Becoming the first PM to gain a seat in a by-election since Margaret Thatcher during her Falklands pomp would greatly strengthen Cameron’s position. He’ll have shown his party — and his MPs in particular — that his plan for victory in 2015 stands a reasonable chance, that his list of 40 targets is not a pipe-dream. He’ll have reassured them that coalition will, in the long term, do more to rid them of what many of them have taken to calling the ‘yellow bastards’ than anything else. But, above all, he’ll have demonstrated that he is a winner. It should be enough to show just how absurd are the backbench plots against him.

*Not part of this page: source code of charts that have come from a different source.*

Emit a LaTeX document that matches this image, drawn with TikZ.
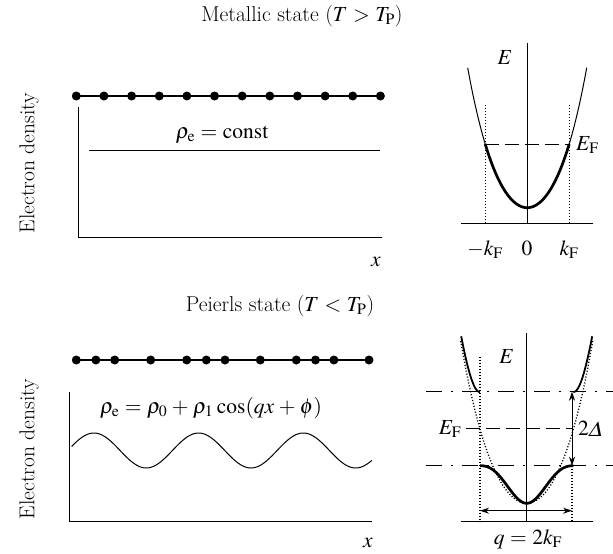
\documentclass[tikz,border=0pt]{standalone}
\usepackage{mathptmx}
\usetikzlibrary{arrows.meta}
\newcommand{\myrel}[1]{\kern5.5pt{#1}\kern5.5pt}
\newcommand{\mybin}[1]{\kern4.5pt{#1}\kern4.5pt}
\begin{document}
\begin{tikzpicture}[x=1pt,y=-1pt,
  font=\fontsize{21.5}{25}\selectfont,
  thinline/.style={line width=1pt},
  chainline/.style={line width=1.3pt},
  thickcurve/.style={line width=2.7pt},
  medcurve/.style={line width=1.8pt},
  dotline/.style={line width=1.3pt, dash pattern=on 1.1pt off 1.9pt},
  efdash/.style={line width=1pt, dash pattern=on 14pt off 6pt},
  dashdot/.style={line width=1pt, dash pattern=on 16pt off 9pt on 2pt off 9pt},
  dbl/.style={line width=1pt, {Stealth[length=9pt,width=6pt]}-{Stealth[length=9pt,width=6pt]}},
  declare function={
    Q(\t)=0.03273*\t*\t+0.0192*(\t*\t/100)*(\t*\t/100);
    P(\t)=0.03086*\t*\t+0.01464*(\t*\t/100)*(\t*\t/100);
    Up(\t)=74.3+sqrt((P(\t)-74.3)*(P(\t)-74.3)+1369);
    Lo(\t)=18.8*(1-cos(180*pow(max(1-abs(\t)/46.7,0.001),1.2)));
  }]
\useasboundingbox (0,0) rectangle (613,554);

% ---------------- Metallic state ----------------
\node[anchor=base] (title1) at (302,21.7) {Metallic state ($T\myrel{>}T_{\mathrm P}$)};
\coordinate (c1a) at (76.3,96);
\coordinate (c1b) at (380.4,96);
\draw[chainline] (c1a) -- (c1b);
\foreach \i in {0,...,11} \fill ({76.3+27.646*\i},96) circle[radius=4.5pt];

\node[rotate=90] (ed1) at (29,163) {Electron density};
\coordinate (ax1t) at (78.3,107);
\coordinate (ax1o) at (78.3,237);
\coordinate (ax1r) at (381.6,237);
\draw[thinline] (ax1t) -- (ax1o) -- (ax1r);
\coordinate (cl1) at (89.2,150);
\coordinate (cl2) at (380.4,150);
\draw[thinline] (cl1) -- (cl2);
\node[anchor=base] (rho1) at (222,138) {$\rho_{\mathrm e}\myrel{=}\mathrm{const}$};
\node (x1) at (376,262) {$x$};

% band diagram (metal)
\coordinate (Et1) at (527.2,43);
\coordinate (Eb1) at (527.2,223);
\coordinate (kl1) at (461,223);
\coordinate (kr1) at (593,223);
\draw[thinline] (Et1) -- (Eb1);
\draw[thinline] (kl1) -- (kr1);
\draw[thinline] plot[domain=-59.5:-42, samples=30, smooth] ({527.2+\x},{207.7-Q(\x)});
\draw[thinline] plot[domain=42:59.5, samples=30, smooth] ({527.2+\x},{207.7-Q(\x)});
\draw[thickcurve] plot[domain=-42:42, samples=80, smooth] ({527.2+\x},{207.7-Q(\x)});
\coordinate (dl1t) at (485.2,105);
\coordinate (dl1b) at (485.2,223);
\coordinate (dr1t) at (569.2,105);
\coordinate (dr1b) at (569.2,223);
\draw[dotline] (dl1t) -- (dl1b);
\draw[dotline] (dr1t) -- (dr1b);
\coordinate (ef1a) at (485.2,144);
\coordinate (ef1b) at (569.2,144);
\draw[efdash] (ef1a) -- (ef1b);
\node[anchor=west, inner sep=2pt] (EF1) at (574,145) {$E_{\mathrm F}$};
\node (E1) at (505,58) {$E$};
\node[anchor=base] (mk1) at (485,255) {$-k_{\mathrm F}$};
\node[anchor=base] (zero1) at (527,255) {$0$};
\node[anchor=base] (pk1) at (569,255) {$k_{\mathrm F}$};

% ---------------- Peierls state ----------------
\node[anchor=base] (title2) at (280,311) {Peierls state ($T\myrel{<}T_{\mathrm P}$)};
\coordinate (c2a) at (76.3,360);
\coordinate (c2b) at (369,360);
\draw[chainline] (c2a) -- (c2b);
\foreach \xx in {76.3,95.9,114.7,150.7,186.7,206.3,225,260.3,296.3,315.5,333.9,369}
  \fill (\xx,360) circle[radius=4.5pt];

\node[rotate=90] (ed2) at (29,449) {Electron density};
\coordinate (ax2t) at (69.3,392);
\coordinate (ax2o) at (69.3,521);
\coordinate (ax2r) at (371.8,521);
\draw[thinline] (ax2t) -- (ax2o) -- (ax2r);
\draw[thinline] plot[domain=71.6:371.8, samples=160, smooth] (\x,{450.5-17.5*cos(3.43840*(\x-93.9))});
\node[anchor=base] (rho2) at (211,413) {$\rho_{\mathrm e}\myrel{=}\rho_0\mybin{+}\rho_1\kern3.5pt\mathrm{cos}(qx\mybin{+}\phi)$};
\node (x2) at (368,543) {$x$};

% band diagram (Peierls)
\coordinate (Et2) at (526.7,333);
\coordinate (Eb2) at (526.7,521.7);
\coordinate (kl2) at (460.7,521.7);
\coordinate (kr2) at (592.7,521.7);
\draw[thinline] (Et2) -- (Eb2);
\draw[thinline] (kl2) -- (kr2);
\coordinate (up1) at (425.8,391.7);
\coordinate (up2) at (613,391.7);
\coordinate (lo1) at (425.8,465.7);
\coordinate (lo2) at (613,465.7);
\draw[dashdot] (up1) -- (up2);
\draw[dashdot] (lo1) -- (lo2);
\coordinate (ef2a) at (466,428.7);
\coordinate (ef2b) at (572,428.7);
\draw[efdash] (ef2a) -- (ef2b);
\node (EF2) at (450,428.7) {$E_{\mathrm F}$};
\node[anchor=west, inner sep=0pt] (gap2) at (578,428.7) {$2$};
\node[anchor=west, inner sep=0pt, transform shape, xslant=0.22] (gapD) at ([xshift=0.5pt]gap2.east) {$\Delta$};
\coordinate (dl2t) at (480,356.7);
\coordinate (dl2b) at (480,521.7);
\coordinate (dr2t) at (572,465.7);
\coordinate (dr2b) at (572,521.7);
\draw[dotline] (dl2t) -- (dl2b);
\draw[dotline] (dr2t) -- (dr2b);
\draw[dotline] plot[domain=-66:66, samples=90, smooth] ({526.7+\x},{503.3-P(\x)});
\draw[thickcurve] plot[domain=-46.7:46.7, samples=90, smooth] ({526.7+\x},{465.7+Lo(\x)});
\draw[medcurve] plot[domain=-65.5:-46.7, samples=40, smooth] ({526.7+\x},{503.3-Up(\x)});
\draw[medcurve] plot[domain=46.7:65.5, samples=40, smooth] ({526.7+\x},{503.3-Up(\x)});
\coordinate (gt) at (572,391.7);
\coordinate (gb) at (572,465.7);
\draw[dbl] (gt) -- (gb);
\coordinate (qa) at (480,510.7);
\coordinate (qb) at (572,510.7);
\draw[dbl] (qa) -- (qb);
\node (E2) at (506.7,357) {$E$};
\node (qlab) at (528,539) {$q\myrel{=}2k_{\mathrm F}$};
\end{tikzpicture}
\end{document}
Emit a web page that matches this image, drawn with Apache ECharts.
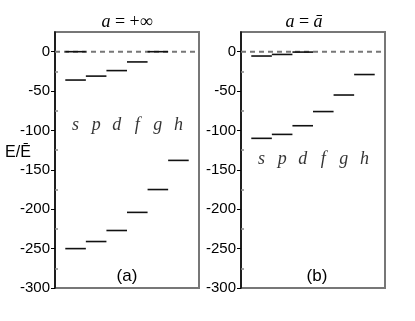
<!DOCTYPE html>
<html>
<head>
<meta charset="utf-8" />
<title>levels</title>
<script src="https://cdn.jsdelivr.net/npm/echarts@6/dist/echarts.min.js"></script>
<style>
	html, body { margin: 0; padding: 0; background: #fff; }
	#chart { width: 415px; height: 321px; }
</style>
</head>
<body>
<div id="chart"></div>
<script>
// orbital columns
var orbitals = ['s', 'p', 'd', 'f', 'g', 'h'];
// energy levels per column, panel (a) a = +inf
var levelsA = [[0, -36, -250], [-31, -241], [-24, -227], [-13, -204], [0, -175], [-138]];
// panel (b) a = a-bar
var levelsB = [[-5.5, -110], [-3.5, -105], [-0.5, -94], [-76], [-55], [-29]];
// height of the s p d ... letters in each panel
var letterY = [-94, -137];
var majorTicks = [0, -50, -100, -150, -200, -250, -300];
var minorTicks = [-25, -75, -125, -175, -225, -275];

var chart = echarts.init(document.getElementById('chart'));

function segs(levels) {
	var out = [];
	levels.forEach(function (col, i) {
		col.forEach(function (v) { out.push([i + 1, v]); });
	});
	return out;
}

function renderLevel(params, api) {
	var x = api.value(0), y = api.value(1);
	var p1 = api.coord([x - 0.5, y]);
	var p2 = api.coord([x + 0.5, y]);
	return {
		type: 'line',
		shape: { x1: p1[0], y1: p1[1], x2: p2[0], y2: p2[1] },
		style: { stroke: '#111', lineWidth: 1.6 }
	};
}

function mainY(grid) {
	return {
		type: 'value', gridIndex: grid, position: 'left', min: -300, max: 25,
		axisLine: { show: true, lineStyle: { color: '#000', width: 1.5 } },
		axisTick: { show: true, inside: false, length: 4, customValues: majorTicks, lineStyle: { color: '#000' } },
		axisLabel: { customValues: majorTicks, margin: 5, color: '#000', fontSize: 15, fontFamily: 'Liberation Sans' },
		splitLine: { show: false }
	};
}
function minorY(grid) {
	return {
		type: 'value', gridIndex: grid, position: 'left', min: -300, max: 25,
		axisLine: { show: false },
		axisTick: { show: true, inside: true, length: 3, customValues: minorTicks, lineStyle: { color: '#888', width: 1.5 } },
		axisLabel: { show: false },
		splitLine: { show: false }
	};
}
function xAx(grid) {
	return { type: 'value', gridIndex: grid, min: 0, max: 7, show: false };
}

function panelSeries(grid, yIdx, levels, ly) {
	return [
		{
			type: 'line', xAxisIndex: grid, yAxisIndex: yIdx, symbol: 'none', silent: true, z: 1,
			data: [[0, 0], [7, 0]],
			lineStyle: { color: '#777', width: 2, type: [5, 4] }
		},
		{
			type: 'custom', xAxisIndex: grid, yAxisIndex: yIdx, z: 5,
			renderItem: renderLevel, data: segs(levels)
		},
		{
			type: 'scatter', xAxisIndex: grid, yAxisIndex: yIdx, symbolSize: 1,
			itemStyle: { color: 'rgba(0,0,0,0)' },
			data: orbitals.map(function (o, i) { return { name: o, value: [i + 1, ly] }; }),
			label: {
				show: true, position: 'inside', formatter: '{b}',
				fontFamily: 'Liberation Serif', fontStyle: 'italic', fontSize: 18, color: '#000'
			}
		}
	];
}

var option = {
	animation: false,
	grid: [
		{ left: 55, top: 32, width: 144, height: 256, show: true, borderColor: '#777', borderWidth: 2 },
		{ left: 241, top: 32, width: 144, height: 256, show: true, borderColor: '#777', borderWidth: 2 }
	],
	xAxis: [xAx(0), xAx(1)],
	yAxis: [mainY(0), minorY(0), mainY(1), minorY(1)],
	series: panelSeries(0, 0, levelsA, letterY[0]).concat(panelSeries(1, 2, levelsB, letterY[1])),
	graphic: [
		{ type: 'text', x: 127, y: 22, style: {
			text: '{i|a} = +∞', textAlign: 'center', textVerticalAlign: 'middle',
			fontFamily: 'Liberation Serif', fontSize: 18, fill: '#000',
			rich: { i: { fontStyle: 'italic', fontFamily: 'Liberation Serif', fontSize: 18 } } } },
		{ type: 'text', x: 304, y: 22, style: {
			text: '{i|a} = {i|ā}', textAlign: 'center', textVerticalAlign: 'middle',
			fontFamily: 'Liberation Serif', fontSize: 18, fill: '#000',
			rich: { i: { fontStyle: 'italic', fontFamily: 'Liberation Serif', fontSize: 18 } } } },
		{ type: 'text', x: 18, y: 153, style: {
			text: 'E/Ē', textAlign: 'center', textVerticalAlign: 'middle',
			fontFamily: 'Liberation Sans', fontSize: 16, fill: '#000' } },
		{ type: 'text', x: 127, y: 276, style: {
			text: '(a)', textAlign: 'center', textVerticalAlign: 'middle',
			fontFamily: 'Liberation Sans', fontSize: 17, fill: '#000' } },
		{ type: 'text', x: 317, y: 276, style: {
			text: '(b)', textAlign: 'center', textVerticalAlign: 'middle',
			fontFamily: 'Liberation Sans', fontSize: 17, fill: '#000' } }
	]
};
chart.setOption(option);
window.onresize = function () { chart.resize(); };
</script>
</body>
</html>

The Conservatives won’t have a problem getting resources into the seat. As soon as news broke of Huhne’s guilty plea, Conservative ministers started texting the party chairman Grant Shapps, offering as much of their time as he wanted for the campaign. Everyone is up for the fight. Intriguingly, Conservatives in Lib Dem-run departments seem to be particularly keen to go down to Hampshire and take on the yellow menace. Even the Prime Minister will campaign in the constituency — a sign that he wants to throw everything at it. Conservative MPs are in combative mood, too. One secretary of state remarks, ‘Our lot are absolutely gagging to go and get stuck in.’

But Tory HQ is busy playing down expectations. There is nervousness about Maria Hutchings, their candidate. She shot to prominence in 2005 when she heckled Tony Blair on national television and was rushed onto Cameron’s A-list before being selected for Eastleigh in 2007. But one minister who has spent time campaigning with her cited her as an example of how the party doesn’t vet people properly. However, her defenders maintain that the fact she doesn’t act like a party HQ automaton will be to her advantage in this anti-politics age.

The Lib Dems have a far stronger presence on the ground than the Conservatives. They boast that they hold every council ward in the constituency, and that their vote has held up in the contests held there since the Huhne scandal broke; they came first in the seat in last November’s Police and Crime Commissioner election, despite coming fourth in Hampshire overall. While Lib Dem voters outside the south have been appalled that Clegg climbed into bed with Cameron, in Eastleigh they don’t seem too bothered. This makes some Conservatives think that they can’t be confident of taking the seat. One Cabinet minister observes that ‘all the Hampshire MPs think it will be a stretch’.

Many Liberal Democrats, knowing their local advantage, see this by-election as a chance to change the national narrative — to show that 2015 isn’t going to be the year of their annihilation. They also want to make the Conservatives think again about targeting so many of their constituencies. One figure close to Clegg stresses: ‘We’ll be relatively stronger two years from now. If the Tories can’t win this seat now then their whole strategy is gone.’

This reflects a wider confidence from the Lib Dems that their MPs are in a decent position in all the places where the Conservatives are their main challengers. They point to polling showing that ‘soft Conservatives’ are more prepared to switch to them because of coalition than they were before. Some around Clegg even dare to speculate about gains at the Conservatives’ expense next time round.

But the Liberal Democrats feel that the Conservative strategy increases Labour’s chances being able to govern alone. ‘Let’s say they took 20 seats off us and Labour won a majority,’ says one Lib Dem. ‘What kind of a Conservative victory is that?’ This highlights the conundrum of coalition: it has unified the left wing-vote while fracturing the centre-right. It has left Lib Dems and Tories fighting for many of the same people while UKIP vacuums up the disaffected on the right. But coalition has, in effect, swollen Labour’s core vote: from 29 to 34 per cent of the electorate.

The only guaranteed beneficiary of this Lib Dem-Tory tussle, then, is Ed Miliband. As the governing parties takes out their coalition frustrations on the streets of Eastleigh, they would do well to remember that the prerequisite for either of them being in power after the next election is Labour not having a majority.